Review the lines that follow and copy each one that contains the word "this".

____ SUPPLIED RECORDS

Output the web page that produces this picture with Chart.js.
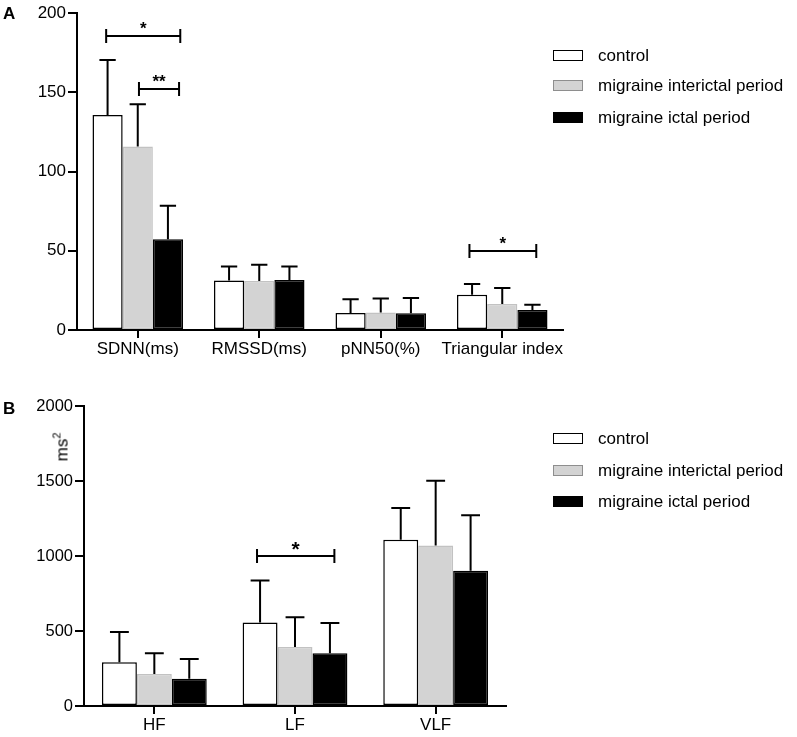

________
____ SUPPLIED RECORDS

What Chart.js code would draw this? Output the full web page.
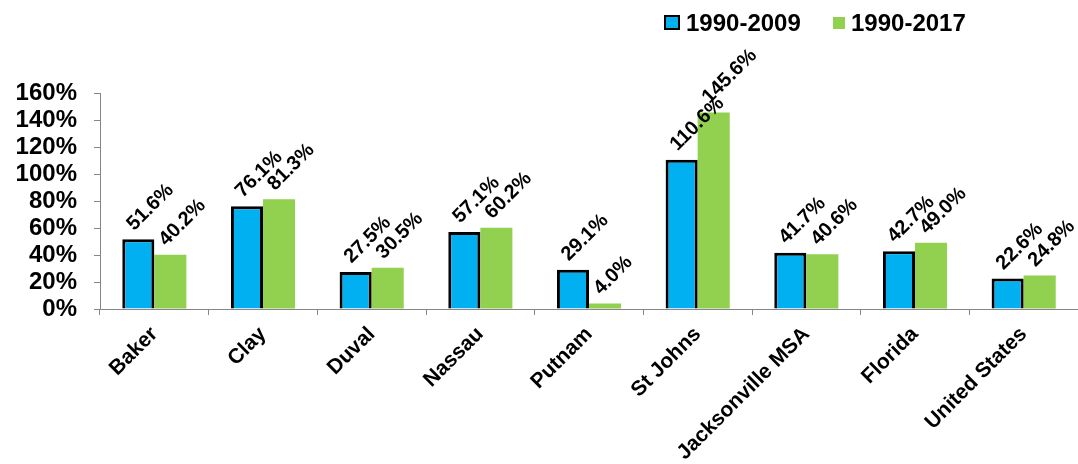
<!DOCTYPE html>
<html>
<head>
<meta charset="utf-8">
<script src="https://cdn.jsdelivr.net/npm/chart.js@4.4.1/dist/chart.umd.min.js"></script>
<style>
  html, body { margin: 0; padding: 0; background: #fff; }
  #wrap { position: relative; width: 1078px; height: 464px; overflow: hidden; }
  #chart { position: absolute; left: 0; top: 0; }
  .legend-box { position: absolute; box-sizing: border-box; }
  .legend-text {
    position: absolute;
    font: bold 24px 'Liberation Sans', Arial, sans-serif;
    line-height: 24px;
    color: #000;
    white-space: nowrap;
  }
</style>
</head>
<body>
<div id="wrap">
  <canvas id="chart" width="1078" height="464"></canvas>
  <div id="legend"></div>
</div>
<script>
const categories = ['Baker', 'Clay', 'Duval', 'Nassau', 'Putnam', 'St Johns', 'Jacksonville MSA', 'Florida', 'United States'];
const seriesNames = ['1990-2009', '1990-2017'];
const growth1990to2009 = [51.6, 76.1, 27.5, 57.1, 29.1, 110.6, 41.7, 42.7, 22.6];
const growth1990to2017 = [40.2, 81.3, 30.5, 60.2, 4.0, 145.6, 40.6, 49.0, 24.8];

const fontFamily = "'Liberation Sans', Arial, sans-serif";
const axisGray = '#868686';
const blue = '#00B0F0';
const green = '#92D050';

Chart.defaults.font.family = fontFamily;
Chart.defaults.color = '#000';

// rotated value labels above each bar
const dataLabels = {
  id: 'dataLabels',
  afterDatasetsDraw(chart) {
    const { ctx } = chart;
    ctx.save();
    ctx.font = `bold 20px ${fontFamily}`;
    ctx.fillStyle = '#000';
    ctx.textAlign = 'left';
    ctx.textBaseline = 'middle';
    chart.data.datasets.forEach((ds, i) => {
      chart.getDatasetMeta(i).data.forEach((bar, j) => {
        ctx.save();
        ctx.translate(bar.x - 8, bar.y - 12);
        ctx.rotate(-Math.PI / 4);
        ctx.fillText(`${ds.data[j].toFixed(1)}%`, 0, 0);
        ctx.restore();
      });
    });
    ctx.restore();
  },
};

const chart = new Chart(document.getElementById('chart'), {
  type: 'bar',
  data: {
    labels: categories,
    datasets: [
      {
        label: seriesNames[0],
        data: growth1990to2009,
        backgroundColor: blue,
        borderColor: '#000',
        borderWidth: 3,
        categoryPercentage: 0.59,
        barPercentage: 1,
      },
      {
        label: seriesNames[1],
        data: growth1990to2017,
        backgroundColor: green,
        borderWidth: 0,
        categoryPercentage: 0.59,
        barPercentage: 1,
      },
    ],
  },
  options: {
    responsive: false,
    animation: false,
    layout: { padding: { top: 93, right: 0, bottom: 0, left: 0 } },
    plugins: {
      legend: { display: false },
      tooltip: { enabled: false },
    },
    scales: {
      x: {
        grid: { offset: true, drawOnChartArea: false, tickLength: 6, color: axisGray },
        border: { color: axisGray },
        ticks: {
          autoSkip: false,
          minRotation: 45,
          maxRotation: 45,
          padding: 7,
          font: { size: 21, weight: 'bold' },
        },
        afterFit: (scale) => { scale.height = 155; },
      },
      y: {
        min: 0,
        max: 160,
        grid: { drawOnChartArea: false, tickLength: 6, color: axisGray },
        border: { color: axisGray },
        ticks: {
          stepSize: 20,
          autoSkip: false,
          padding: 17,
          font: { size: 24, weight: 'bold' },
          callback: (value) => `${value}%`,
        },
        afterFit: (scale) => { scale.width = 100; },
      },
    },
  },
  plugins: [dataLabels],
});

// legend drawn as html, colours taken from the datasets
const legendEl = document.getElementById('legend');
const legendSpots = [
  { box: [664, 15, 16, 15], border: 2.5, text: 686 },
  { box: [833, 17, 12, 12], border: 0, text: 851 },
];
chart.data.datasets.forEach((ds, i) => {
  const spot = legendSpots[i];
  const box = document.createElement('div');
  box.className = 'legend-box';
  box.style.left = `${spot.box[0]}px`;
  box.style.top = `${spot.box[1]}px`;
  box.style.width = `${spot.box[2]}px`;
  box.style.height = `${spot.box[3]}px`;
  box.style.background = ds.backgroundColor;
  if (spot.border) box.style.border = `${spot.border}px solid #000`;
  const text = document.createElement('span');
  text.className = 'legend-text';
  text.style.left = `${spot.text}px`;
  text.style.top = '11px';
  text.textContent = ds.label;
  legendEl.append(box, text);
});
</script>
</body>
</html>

________

■ COMPLETE OUTPUT:
Output the web page that produces this picture with Chart.js.
What Chart.js code would draw this? Output the full web page.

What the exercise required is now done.